■ DO THIS ■
Repeat exactly what appears from the opening line of the listing to the line with "const yStep = 0.5;", inclusive.

■ AVAILABLE DATA ■
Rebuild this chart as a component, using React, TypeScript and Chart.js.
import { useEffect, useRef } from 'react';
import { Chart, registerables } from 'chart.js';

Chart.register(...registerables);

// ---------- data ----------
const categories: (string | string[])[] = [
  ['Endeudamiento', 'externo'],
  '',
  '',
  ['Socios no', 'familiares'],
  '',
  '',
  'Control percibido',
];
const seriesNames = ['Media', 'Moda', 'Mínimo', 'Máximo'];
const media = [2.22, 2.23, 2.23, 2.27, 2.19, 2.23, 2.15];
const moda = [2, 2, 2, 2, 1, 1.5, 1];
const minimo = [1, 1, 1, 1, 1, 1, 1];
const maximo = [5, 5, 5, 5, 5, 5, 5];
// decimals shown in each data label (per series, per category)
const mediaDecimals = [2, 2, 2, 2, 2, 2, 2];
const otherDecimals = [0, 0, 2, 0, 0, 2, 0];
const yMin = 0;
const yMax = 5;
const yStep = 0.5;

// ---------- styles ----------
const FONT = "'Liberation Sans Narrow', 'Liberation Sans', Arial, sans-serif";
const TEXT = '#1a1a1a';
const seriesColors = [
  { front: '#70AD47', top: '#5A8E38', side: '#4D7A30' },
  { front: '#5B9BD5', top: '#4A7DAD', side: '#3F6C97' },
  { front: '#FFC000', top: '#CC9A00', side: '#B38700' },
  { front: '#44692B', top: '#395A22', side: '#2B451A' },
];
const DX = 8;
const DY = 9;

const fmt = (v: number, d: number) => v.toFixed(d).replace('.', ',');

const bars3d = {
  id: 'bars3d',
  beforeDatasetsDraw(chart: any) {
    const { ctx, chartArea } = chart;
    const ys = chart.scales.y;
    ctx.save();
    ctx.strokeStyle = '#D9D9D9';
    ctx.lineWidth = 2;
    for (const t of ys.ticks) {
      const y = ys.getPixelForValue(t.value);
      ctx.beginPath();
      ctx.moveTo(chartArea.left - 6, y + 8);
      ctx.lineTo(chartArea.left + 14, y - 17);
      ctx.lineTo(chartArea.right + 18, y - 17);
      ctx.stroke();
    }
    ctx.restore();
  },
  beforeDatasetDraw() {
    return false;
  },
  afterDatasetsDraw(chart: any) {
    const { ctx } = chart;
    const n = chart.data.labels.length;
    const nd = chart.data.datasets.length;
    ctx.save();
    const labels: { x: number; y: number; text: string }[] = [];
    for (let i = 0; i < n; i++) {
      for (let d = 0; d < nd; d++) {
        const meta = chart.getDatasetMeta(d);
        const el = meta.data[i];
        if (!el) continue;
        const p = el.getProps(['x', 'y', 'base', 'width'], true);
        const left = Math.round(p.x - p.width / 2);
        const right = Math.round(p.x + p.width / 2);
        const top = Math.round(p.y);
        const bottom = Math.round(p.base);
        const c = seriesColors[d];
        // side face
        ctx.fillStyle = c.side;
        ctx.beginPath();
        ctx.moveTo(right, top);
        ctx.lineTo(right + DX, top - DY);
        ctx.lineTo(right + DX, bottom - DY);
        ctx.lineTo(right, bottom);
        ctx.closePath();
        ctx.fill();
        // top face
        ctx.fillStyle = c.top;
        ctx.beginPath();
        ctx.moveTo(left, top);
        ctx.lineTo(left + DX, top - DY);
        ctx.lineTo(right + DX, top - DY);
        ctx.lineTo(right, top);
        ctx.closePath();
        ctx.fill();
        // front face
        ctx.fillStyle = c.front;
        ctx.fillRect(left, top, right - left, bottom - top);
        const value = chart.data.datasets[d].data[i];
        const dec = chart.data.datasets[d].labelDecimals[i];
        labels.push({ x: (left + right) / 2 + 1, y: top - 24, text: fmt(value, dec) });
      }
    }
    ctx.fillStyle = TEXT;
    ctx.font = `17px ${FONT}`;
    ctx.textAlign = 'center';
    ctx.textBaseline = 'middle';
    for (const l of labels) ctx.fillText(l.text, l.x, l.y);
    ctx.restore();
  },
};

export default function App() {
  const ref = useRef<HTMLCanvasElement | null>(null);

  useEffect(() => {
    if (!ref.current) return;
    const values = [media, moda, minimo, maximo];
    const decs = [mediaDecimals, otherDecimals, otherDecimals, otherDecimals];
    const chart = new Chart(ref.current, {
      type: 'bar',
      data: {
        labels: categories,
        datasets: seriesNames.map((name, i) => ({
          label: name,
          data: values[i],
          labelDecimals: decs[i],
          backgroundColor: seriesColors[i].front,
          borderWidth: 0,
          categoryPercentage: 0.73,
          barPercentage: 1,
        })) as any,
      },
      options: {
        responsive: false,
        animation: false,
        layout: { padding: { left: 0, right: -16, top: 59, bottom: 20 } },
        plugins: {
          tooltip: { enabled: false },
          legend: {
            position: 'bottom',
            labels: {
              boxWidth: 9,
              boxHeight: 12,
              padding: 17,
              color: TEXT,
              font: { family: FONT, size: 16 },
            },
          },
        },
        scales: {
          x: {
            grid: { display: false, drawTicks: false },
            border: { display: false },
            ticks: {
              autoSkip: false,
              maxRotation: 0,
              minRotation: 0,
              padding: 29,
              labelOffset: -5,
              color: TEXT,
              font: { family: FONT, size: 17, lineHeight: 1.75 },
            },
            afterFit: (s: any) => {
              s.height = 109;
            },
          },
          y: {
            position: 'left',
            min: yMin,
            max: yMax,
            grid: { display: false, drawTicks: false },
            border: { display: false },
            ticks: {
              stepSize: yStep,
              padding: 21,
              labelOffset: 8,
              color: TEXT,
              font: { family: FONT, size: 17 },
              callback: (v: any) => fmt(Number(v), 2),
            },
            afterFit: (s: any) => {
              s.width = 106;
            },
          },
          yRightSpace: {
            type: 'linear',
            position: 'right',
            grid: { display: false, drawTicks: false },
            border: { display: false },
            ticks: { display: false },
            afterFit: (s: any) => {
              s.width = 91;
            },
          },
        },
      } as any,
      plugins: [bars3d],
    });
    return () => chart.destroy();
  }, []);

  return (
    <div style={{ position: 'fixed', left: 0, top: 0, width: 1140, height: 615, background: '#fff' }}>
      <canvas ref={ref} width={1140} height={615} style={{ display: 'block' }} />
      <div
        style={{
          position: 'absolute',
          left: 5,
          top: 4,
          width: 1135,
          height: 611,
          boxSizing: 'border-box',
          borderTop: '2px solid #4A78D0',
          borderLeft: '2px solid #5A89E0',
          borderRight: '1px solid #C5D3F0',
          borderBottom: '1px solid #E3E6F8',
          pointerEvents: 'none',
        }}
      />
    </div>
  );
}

■ FULL ANSWER ■
Rebuild this chart as a component, using React, TypeScript and Chart.js.
import { useEffect, useRef } from 'react';
import { Chart, registerables } from 'chart.js';

Chart.register(...registerables);

// ---------- data ----------
const categories: (string | string[])[] = [
  ['Endeudamiento', 'externo'],
  '',
  '',
  ['Socios no', 'familiares'],
  '',
  '',
  'Control percibido',
];
const seriesNames = ['Media', 'Moda', 'Mínimo', 'Máximo'];
const media = [2.22, 2.23, 2.23, 2.27, 2.19, 2.23, 2.15];
const moda = [2, 2, 2, 2, 1, 1.5, 1];
const minimo = [1, 1, 1, 1, 1, 1, 1];
const maximo = [5, 5, 5, 5, 5, 5, 5];
// decimals shown in each data label (per series, per category)
const mediaDecimals = [2, 2, 2, 2, 2, 2, 2];
const otherDecimals = [0, 0, 2, 0, 0, 2, 0];
const yMin = 0;
const yMax = 5;
const yStep = 0.5;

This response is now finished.